Long de 8 678 mètres, le viaduc Général Rafael Urdaneta est le seul axe qui traverse le vaste lac de Maracaibo au Venezuela. / ISAAC URRUTIA / REUTERS

Plus ancien et près de huit fois plus long que son « jumeau » de Gênes, le pont Morandi de Maracaibo, au Venezuela, inquiète après la tragédie italienne, d’autant qu’un incendie du réseau électrique circulant sur cette structure vient de s’y produire.

Long de 8 678 mètres, contre 1 182 pour celui de Gênes, le pont à haubans du Général-Rafael-Urdaneta, également conçu par Riccardo Morandi, a été inauguré en 1962, soit cinq ans avant l’ouvrage italien qui s’est partiellement effondré mardi 14 août, faisant 39 morts. Conçu à l’origine exactement de la même manière que son jumeau génois, le pont de Maracaibo s’en différencie toutefois nettement depuis 1964. Après que le pétrolier Exxon s’eut échoué contre deux des piles du pont, engendrant leur effondrement, les haubans en béton du pont avaient été remplacés par de plus classiques haubans en acier.

Ce pont, seul axe qui traverse le vaste lac de Maracaibo, est resté fermé de vendredi à lundi après l’incendie d’une armoire électrique située à une de ses extrémités. A cet endroit passe le réseau qui alimente la deuxième ville du Venezuela et cœur battant de l’industrie pétrolière du pays.

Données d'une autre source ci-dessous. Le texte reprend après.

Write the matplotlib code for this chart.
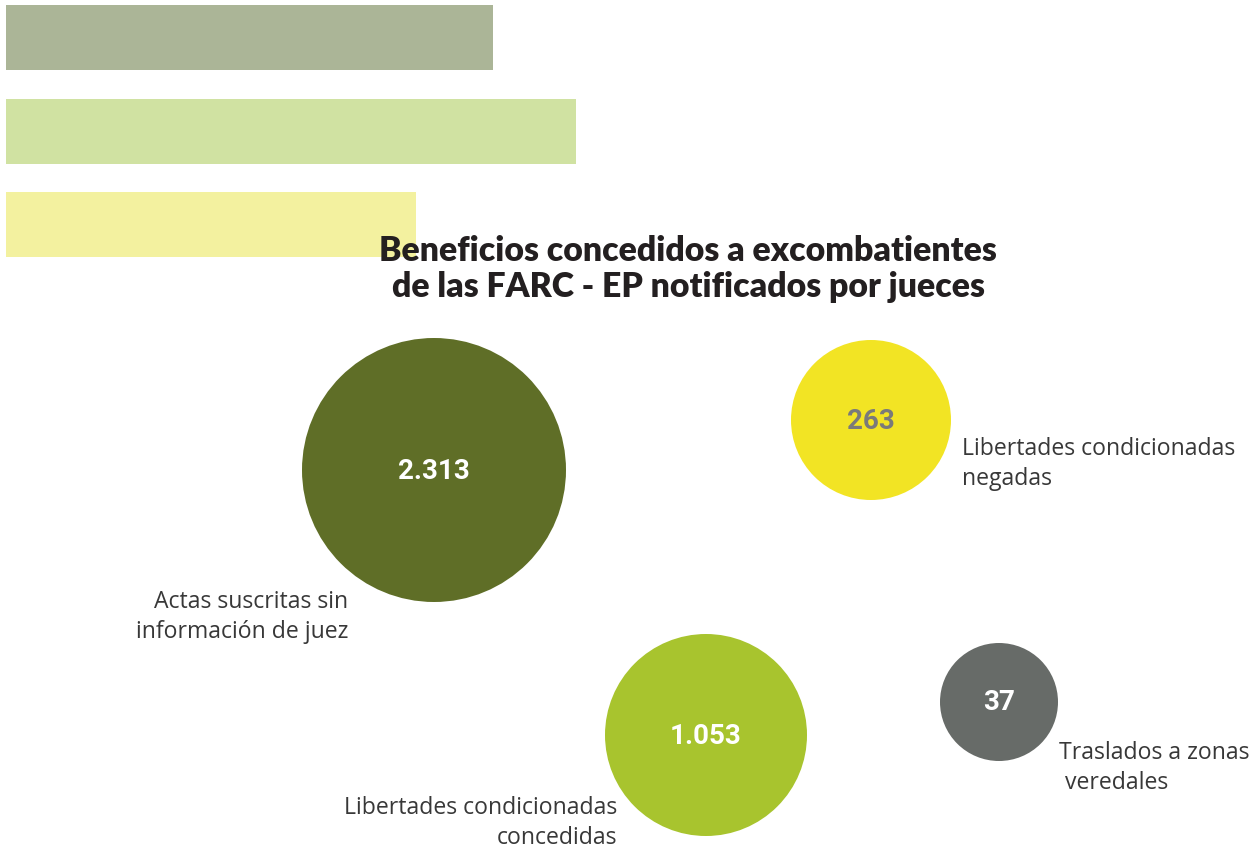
import matplotlib.pyplot as plt
from matplotlib.patches import Circle, Rectangle

# data
categories = ['Actas suscritas sin\ninformación de juez',
              'Libertades condicionadas\nnegadas',
              'Libertades condicionadas\nconcedidas',
              'Traslados a zonas\n veredales']
values = [2313, 263, 1053, 37]
value_labels = ['2.313', '263', '1.053', '37']

# layout (pixel coords, y down)
centers = [(434, 470), (871, 420), (706, 735), (999, 702)]
radii = [132, 80, 101, 59]
colors = ['#5F6E27', '#F2E424', '#A8C42E', '#676B68']
num_colors = ['white', '#7A7A7A', 'white', 'white']
label_pos = [(348, 617, 'right'), (962, 464, 'left'), (617, 823, 'right'), (1059, 768, 'left')]

# decorative bars at top
bar_widths = [487, 570, 410]
bar_tops = [5, 99, 192]
bar_colors = ['#ABB597', '#D0E2A2', '#F3F19F']

fig = plt.figure(figsize=(12.55, 8.5), dpi=100)
ax = fig.add_axes([0, 0, 1, 1])
ax.set_xlim(0, 1255)
ax.set_ylim(850, 0)
ax.set_aspect('equal')
ax.axis('off')

for w, t, c in zip(bar_widths, bar_tops, bar_colors):
    ax.add_patch(Rectangle((6, t), w, 65, color=c, lw=0))

ax.text(688, 269, 'Beneficios concedidos a excombatientes\nde las FARC - EP notificados por jueces',
        ha='center', va='center', fontsize=24.3, fontweight='heavy', color='#231F20',
        family='Lato', linespacing=1.17)

for i, cat in enumerate(categories):
    cx, cy = centers[i]
    ax.add_patch(Circle((cx, cy), radii[i], color=colors[i], lw=0))
    ax.text(cx, cy + 1, value_labels[i], ha='center', va='center', fontsize=20,
            fontweight='bold', color=num_colors[i], family='Roboto')
    lx, ly, ha = label_pos[i]
    ax.text(lx, ly, cat, ha=ha, va='center', fontsize=16.6, color='#383838',
            family='Open Sans', linespacing=1.28)

fig.savefig('out.png', dpi=100)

Quelque quatre millions d’habitants de la zone ont été privés d’électricité et pratiquement isolés du reste du pays, où les coupures de courant sont fréquentes. Le gouvernement dénonce un acte de « sabotage », une thèse fréquemment utilisée par le camp du pouvoir pour expliquer les dysfonctionnements au Venezuela, secoué par une grave crise politico-économique. En milieu de semaine, l’accès au pont était toujours limité en raison des réparations. Au Venezuela, les routes sont exclusivement contrôlées par l’Etat.

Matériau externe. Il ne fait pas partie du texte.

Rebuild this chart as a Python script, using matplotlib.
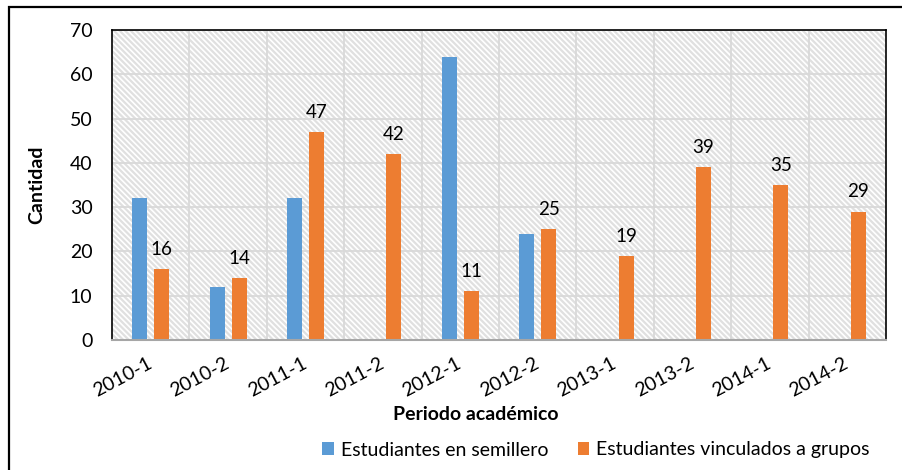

Rapport d’experts en cours

A la suite de l’incendie, antérieur à l’accident de Gênes, des experts de l’université de Zulia, à Maracaibo, le Centre des ingénieurs et la Chambre de la construction préparent un rapport sur l’état de cet ouvrage qui sera remis au gouvernement. « Nous n’allons pas émettre un diagnostic irresponsable (…) et ne pas tomber dans le sensationnalisme », a assuré à l’Agence France-Presse (AFP) Enrique Ferrer, président de la Chambre de la construction. Il s’agira d’un travail réalisé à titre gratuit dont le but sera de « rassurer la population », a-t-il ajouté.

Au-delà de cet incident, celui qui fut le pont le plus long du monde à sa construction en 1962 inquiète. Selon Marcelo Monot, ex-président du Centre des ingénieurs de Zulia, les pylônes n’ont pas été inspectés depuis plus de deux décennies. En outre, « le système de pesage ne fonctionne pas depuis des années : le poids des camions n’est donc pas vérifié, ce qui représente un risque. »

Une alternative au pont de Maracaibo, le pont Nigale, est en construction depuis plusieurs années, mais « seuls 17 % ont été réalisés en douze ans », explique M. Monot. Cet ouvrage inachevé fait partie des chantiers d’Odebrecht, géant du BTP au cœur d’un scandale de corruption qui éclabousse toute la région. Ce fleuron brésilien du bâtiment a reconnu avoir versé durant des années des pots-de-vin pour obtenir des chantiers à travers l’Amérique latine.